Seimila chilometri di Röstigraben

La leggenda narra che il primo imperatore della Cina unificata volle rendersi immortale compiendo due imprese altrettanto grandi: ordinò la messa al rogo di tutti i testi scritti prima del suo avvento e la costruzione di una muraglia senza fine, un'opera ciclopica che quando fu sospesa misurava 6'350 km. Con queste azioni contrapposte, la prima distruttiva e la seconda creatrice, l'imperatore Qin Shi Huang intese cancellare la memoria di tutto ciò che lo aveva preceduto e allo stesso tempo lasciare un segno imperituro della sua esistenza, che sarebbe sopravvissuto alla stessa Cina . Il suo ultimo viaggio fu accompagnato da un esercito di migliaia di guerrieri in terracotta, a grandezza naturale.
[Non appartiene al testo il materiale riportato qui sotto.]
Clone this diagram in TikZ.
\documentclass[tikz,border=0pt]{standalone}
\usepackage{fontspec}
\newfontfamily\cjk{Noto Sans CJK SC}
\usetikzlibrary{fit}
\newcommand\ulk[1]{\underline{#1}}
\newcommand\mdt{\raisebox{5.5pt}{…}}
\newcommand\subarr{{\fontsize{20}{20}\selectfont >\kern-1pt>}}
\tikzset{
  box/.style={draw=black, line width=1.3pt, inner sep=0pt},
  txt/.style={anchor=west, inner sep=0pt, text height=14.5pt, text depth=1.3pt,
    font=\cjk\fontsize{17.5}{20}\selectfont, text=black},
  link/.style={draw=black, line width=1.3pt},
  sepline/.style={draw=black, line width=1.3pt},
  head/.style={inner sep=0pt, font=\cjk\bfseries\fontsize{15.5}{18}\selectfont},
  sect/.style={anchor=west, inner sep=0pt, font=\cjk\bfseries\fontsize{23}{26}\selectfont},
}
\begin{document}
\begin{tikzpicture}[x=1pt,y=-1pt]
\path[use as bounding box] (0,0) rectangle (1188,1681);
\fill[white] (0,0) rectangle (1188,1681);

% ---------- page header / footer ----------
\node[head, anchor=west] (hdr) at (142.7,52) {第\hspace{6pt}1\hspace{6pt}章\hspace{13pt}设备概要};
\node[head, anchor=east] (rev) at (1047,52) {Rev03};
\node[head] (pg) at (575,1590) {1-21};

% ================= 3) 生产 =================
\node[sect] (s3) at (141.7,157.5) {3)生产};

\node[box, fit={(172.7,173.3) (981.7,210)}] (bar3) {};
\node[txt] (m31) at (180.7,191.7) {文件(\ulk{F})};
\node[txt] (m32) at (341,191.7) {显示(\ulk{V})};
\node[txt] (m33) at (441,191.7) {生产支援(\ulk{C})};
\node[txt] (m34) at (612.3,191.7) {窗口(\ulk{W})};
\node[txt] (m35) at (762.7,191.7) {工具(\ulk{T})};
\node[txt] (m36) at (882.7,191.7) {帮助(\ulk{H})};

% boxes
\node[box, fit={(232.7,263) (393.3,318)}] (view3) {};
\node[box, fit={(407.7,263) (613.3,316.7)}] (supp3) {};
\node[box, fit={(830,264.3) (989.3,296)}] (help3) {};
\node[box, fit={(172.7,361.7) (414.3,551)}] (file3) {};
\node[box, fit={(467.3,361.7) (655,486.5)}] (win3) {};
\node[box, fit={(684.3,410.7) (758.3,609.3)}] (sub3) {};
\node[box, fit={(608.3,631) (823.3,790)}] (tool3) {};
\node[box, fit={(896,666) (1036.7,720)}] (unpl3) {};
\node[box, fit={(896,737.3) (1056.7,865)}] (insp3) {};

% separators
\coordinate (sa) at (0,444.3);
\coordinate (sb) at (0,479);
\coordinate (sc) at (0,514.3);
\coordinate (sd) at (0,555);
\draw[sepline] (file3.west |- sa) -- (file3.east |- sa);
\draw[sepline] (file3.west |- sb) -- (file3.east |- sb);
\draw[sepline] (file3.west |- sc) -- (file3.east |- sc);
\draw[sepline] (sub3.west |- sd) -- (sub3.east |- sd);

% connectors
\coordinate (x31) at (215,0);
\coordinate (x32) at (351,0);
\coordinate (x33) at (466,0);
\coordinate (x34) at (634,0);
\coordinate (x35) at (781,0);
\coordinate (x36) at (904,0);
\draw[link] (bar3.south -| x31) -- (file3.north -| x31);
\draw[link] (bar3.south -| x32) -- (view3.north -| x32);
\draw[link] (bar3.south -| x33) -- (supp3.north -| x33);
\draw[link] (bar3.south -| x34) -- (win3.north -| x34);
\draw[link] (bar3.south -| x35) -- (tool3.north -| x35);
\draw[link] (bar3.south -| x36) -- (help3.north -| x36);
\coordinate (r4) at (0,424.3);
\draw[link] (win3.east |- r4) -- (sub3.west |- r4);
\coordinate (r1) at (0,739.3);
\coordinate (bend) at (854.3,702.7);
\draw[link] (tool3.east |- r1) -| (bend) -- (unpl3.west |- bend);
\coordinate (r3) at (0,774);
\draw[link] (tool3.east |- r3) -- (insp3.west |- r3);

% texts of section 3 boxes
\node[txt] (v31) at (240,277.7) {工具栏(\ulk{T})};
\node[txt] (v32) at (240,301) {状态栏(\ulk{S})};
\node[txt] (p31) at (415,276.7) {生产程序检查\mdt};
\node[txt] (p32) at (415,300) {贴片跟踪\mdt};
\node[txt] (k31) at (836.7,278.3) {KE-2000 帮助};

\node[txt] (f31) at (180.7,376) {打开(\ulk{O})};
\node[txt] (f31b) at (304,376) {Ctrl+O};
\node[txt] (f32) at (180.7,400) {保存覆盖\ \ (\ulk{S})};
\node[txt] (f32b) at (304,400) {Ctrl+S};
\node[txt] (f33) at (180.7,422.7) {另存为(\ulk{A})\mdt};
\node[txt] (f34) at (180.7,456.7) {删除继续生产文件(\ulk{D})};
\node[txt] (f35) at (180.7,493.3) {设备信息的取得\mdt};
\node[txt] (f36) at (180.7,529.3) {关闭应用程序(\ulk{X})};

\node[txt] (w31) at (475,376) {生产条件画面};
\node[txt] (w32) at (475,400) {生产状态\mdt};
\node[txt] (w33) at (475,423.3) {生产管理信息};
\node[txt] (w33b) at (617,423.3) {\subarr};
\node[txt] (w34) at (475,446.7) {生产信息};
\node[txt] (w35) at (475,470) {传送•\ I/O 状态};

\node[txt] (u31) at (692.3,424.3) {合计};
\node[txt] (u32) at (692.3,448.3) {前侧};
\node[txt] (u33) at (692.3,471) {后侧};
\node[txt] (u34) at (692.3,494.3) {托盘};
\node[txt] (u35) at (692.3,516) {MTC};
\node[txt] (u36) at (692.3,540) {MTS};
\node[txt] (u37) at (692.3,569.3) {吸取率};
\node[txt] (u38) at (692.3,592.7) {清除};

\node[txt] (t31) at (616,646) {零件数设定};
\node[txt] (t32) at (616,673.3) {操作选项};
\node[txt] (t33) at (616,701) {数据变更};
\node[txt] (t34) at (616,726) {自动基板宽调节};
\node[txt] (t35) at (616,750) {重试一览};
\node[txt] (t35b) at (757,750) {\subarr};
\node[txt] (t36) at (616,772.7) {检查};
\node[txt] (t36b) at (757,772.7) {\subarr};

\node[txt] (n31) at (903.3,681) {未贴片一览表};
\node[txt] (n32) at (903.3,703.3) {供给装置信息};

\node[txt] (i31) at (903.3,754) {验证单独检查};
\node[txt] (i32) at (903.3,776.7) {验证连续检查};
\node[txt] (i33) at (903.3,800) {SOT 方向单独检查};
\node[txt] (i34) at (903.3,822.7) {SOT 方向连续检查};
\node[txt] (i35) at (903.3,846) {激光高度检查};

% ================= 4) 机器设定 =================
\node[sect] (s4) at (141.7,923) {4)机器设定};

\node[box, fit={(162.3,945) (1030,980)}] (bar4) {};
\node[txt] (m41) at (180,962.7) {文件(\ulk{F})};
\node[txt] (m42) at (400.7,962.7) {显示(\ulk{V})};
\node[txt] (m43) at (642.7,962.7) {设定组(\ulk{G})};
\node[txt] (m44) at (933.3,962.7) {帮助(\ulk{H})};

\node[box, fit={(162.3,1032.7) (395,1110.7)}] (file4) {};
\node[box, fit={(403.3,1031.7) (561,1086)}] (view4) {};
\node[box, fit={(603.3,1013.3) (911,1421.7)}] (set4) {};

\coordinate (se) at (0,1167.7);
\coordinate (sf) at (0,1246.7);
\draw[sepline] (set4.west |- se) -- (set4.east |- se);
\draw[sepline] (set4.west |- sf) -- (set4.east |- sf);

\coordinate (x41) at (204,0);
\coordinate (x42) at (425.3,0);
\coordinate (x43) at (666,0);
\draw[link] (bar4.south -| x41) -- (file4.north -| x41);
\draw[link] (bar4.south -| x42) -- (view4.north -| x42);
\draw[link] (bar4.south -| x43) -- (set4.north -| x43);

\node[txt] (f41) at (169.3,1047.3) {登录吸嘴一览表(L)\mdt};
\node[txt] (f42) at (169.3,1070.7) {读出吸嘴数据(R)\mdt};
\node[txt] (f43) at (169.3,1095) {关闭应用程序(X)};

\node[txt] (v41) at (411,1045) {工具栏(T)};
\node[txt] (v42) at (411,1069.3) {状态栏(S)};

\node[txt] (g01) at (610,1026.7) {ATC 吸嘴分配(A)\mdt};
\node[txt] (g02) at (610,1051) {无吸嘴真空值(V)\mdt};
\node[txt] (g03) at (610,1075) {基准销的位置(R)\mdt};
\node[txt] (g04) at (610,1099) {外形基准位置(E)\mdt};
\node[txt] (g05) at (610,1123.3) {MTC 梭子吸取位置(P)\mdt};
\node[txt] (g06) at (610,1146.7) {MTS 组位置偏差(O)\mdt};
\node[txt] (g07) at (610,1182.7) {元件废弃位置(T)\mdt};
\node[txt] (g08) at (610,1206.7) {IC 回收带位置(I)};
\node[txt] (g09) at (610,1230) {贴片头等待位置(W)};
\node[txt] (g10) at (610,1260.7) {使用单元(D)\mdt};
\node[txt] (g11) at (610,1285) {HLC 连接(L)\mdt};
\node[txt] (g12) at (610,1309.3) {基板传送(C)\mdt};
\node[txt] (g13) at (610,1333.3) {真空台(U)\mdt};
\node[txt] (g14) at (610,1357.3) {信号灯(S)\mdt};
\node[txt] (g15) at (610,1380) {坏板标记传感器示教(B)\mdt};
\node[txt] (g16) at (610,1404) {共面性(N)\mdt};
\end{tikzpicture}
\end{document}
Si direbbe che in Svizzera la costruzione di muri sia uno sport nazionale, benché lo si pratichi con traguardi molto meno ambiziosi dell'imperatore Qin; infatti, i nostrani Röstigraben servono non a difenderci dall'esterno (sebbene qualcuno ci abbia anche provato) ma a creare divisioni al nostro interno. La storia ci dice che i muri non hanno mai portato bene, da quello cinese che si rivelò un sistema difensivo alquanto debole a quello piú recente di Berlino oggi riciclato in souvenir per i turisti. D'altra parte, quello svizzero è un comportamento quasi scontato se consideriamo che in uno degli Stati piú piccoli del mondo convivono quattro entità culturali diverse con quattro lingue e ventisei legislazioni, e dove assieme a cantoni a vocazione prevalentemente agricola troviamo cantoni con una dominante industriale o finanziaria. Consoliamoci al pensiero che anche questo come tutti gli sport alla fine non è che un gioco e che la storia passata della Confederazione fa ben sperare sul futuro del nostro comune cammino: dopotutto, non potremo vantare gli oltre duemila anni della Cina unita, ma anche i settecento della nostra Confederazione sono un bel risultato, e senza nemmeno un pezzettino di Grande muraglia ad aiutarci.
In una cosa siamo debitori dei cinesi: dell'invenzione dei fuochi artificiali.